If you’re a company that utilises web scraping to help grow your business, you might find that you’re limited by time. Making decisions based on data can be difficult if you have a shallow pool of information to draw from, and you might often find that you never feel fully in control, or that opportunities are being missed. If any of this rings true then you need to start thinking about scaling up your scraping game! Here are a few ways you can go about building large scale scrapers that will not only perform well, but will have the longevity you need to build a strong, stable business.
Building a scraper that suits you is entirely dependant on the kind of information you’re after and the websites you are looking to get it from. Because websites vary wildly in complexity, you’re not going to find an easy solution to collect data from everywhere quickly and without fuss - the more complicated the website is, the more sophisticated your scraper will need to be to function properly.
Ultimately if you’re scraping at scale you need to be able to control when and where you’re doing it and closed frameworks can make that process extremely difficult to control at times. On top of that there is always the risk of the developer pulling the plug and leaving you in a position where you can’t move your scrapers and that is a potentially disastrous situation that should be avoided.
Another major consideration when you’re putting your scrapers together is how easy it’s going to be to change them when you need to later. This could be a simple tweak or something more fundamental depending on your goals, but it’s equally important and could make or break your success. Ultimately, websites are constantly changing and evolving. The constant flow of information is great for business, but it can be a total nightmare for scrapers following rigid logic as when the rules change they will continue reporting even if that data is flawed and out of date. In some cases they can even crash all together, leaving you with no info and a lot of time wasted figuring out what happened. In order to guarantee good results you need to be adjusting your scrapers regularly - at least once a month - to ensure they are working optimally.

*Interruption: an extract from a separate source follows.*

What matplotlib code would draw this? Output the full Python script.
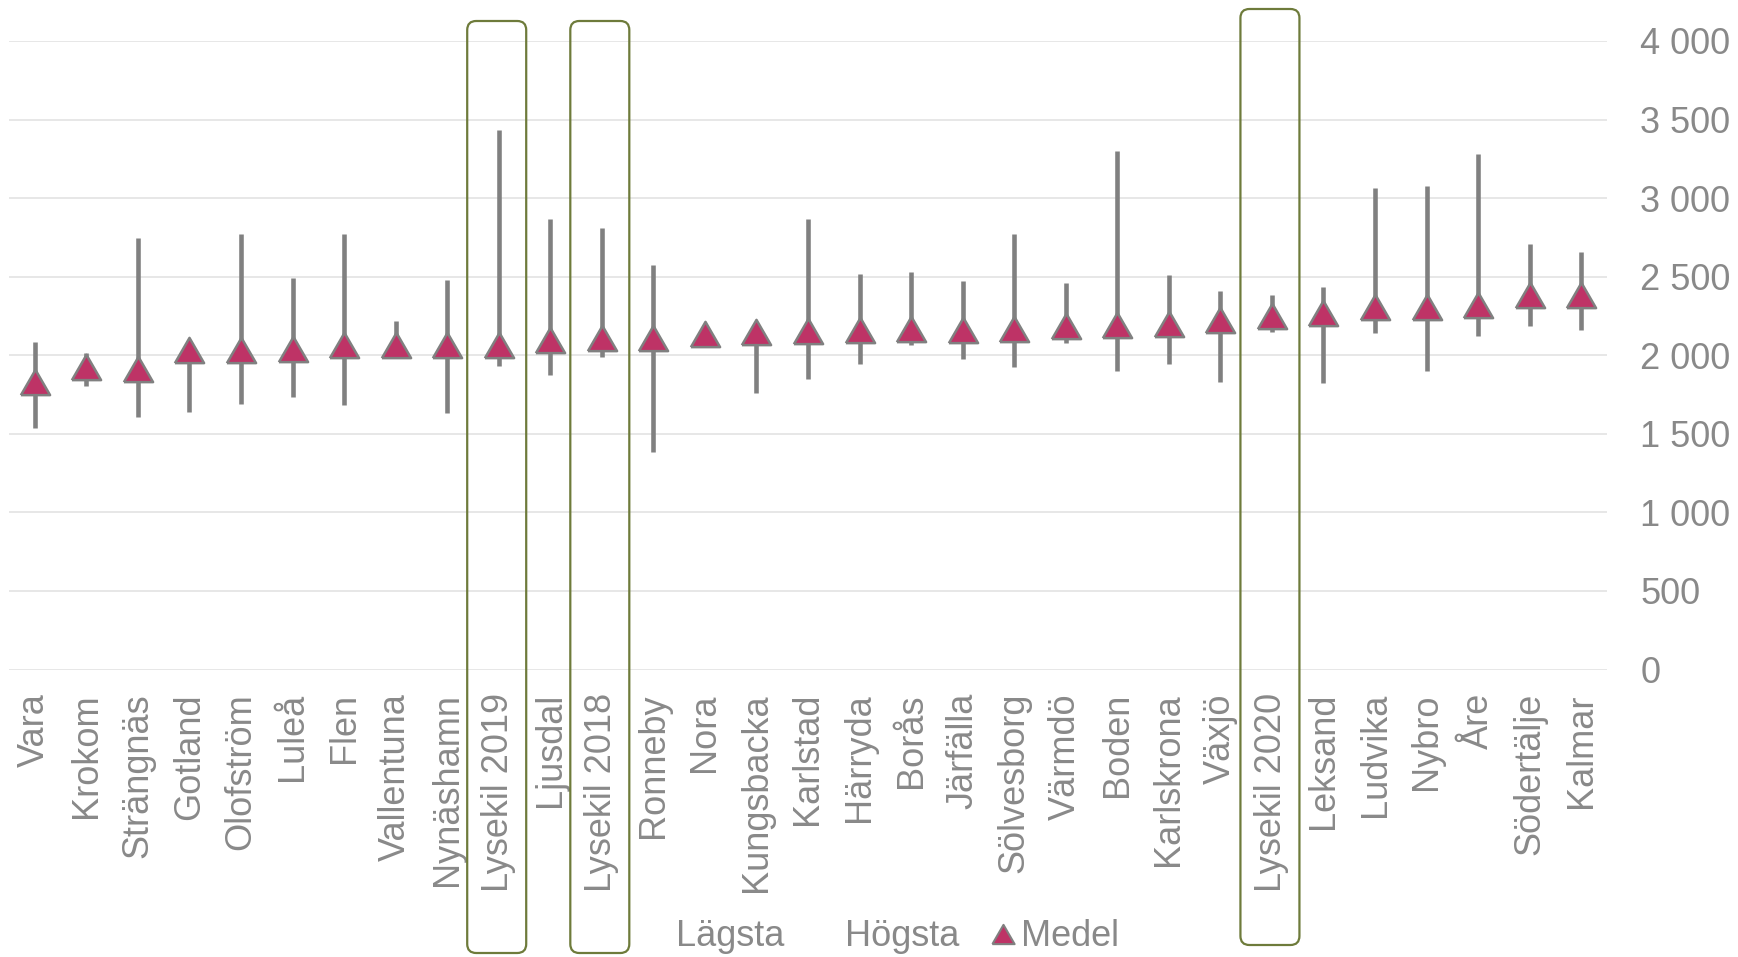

If you don’t routinely test your data to ensure it’s being reported correctly, your scrapers can be months out of date and functionally useless and you’ll never notice. It’s vitally important you examine your data regularly even on small scale operations, but if you’re scraping at scale it becomes and absolute necessity to make sure you’re not pouring money into an activity that is producing absolutely nothing - or even worse actively working against you.
Now there are ways of smoothing this out and reducing the time you need to spend manually examining, but ultimately you need to develop some criteria for good quality information and work out a way of ensuring that it’s being reported. A good place to start would be to look at the patterns in data from specific sites, and see if you can define sections that pop up routinely and have a tool that scans your data to see if it follows the usual trajectory. If not you can then manually review it and adjust as necessary.
Once you are at the stage where your data is validated and is coming in at a fast pace, you need to have a storage solution implemented and waiting so you don’t waste anything. If you’re starting small a simple spreadsheet will do but as you grow in size and the data you’re harvesting demands more space it’s vital you have tools lined up to store it properly. Databases come in many forms and the optimal setup is outside the scope of this particular discussion, but a good place to start for large amounts of distributed data is a NoSQL database. The actual storage can be handled in a number of ways also from a regular server to tailored cloud database storage. However you set it up ensure you plan ahead!
It might be because you don’t need to tackle complicated projects, or it might be because you don’t have access to sophisticated data storage solutions, or simply that you currently don’t have the means to get the technical know-how required for more bespoke scraping solutions - every project has limits and long term success relies on knowing when to back off to avoid burnout. It might not be the answer you’re looking for but if you want longevity sometimes the best approach is to start relatively small scale and build and upgrade slowly over time. This way you can be sure you never outgrow your capabilities and you keep a firm hold on the quality of your data over the long term.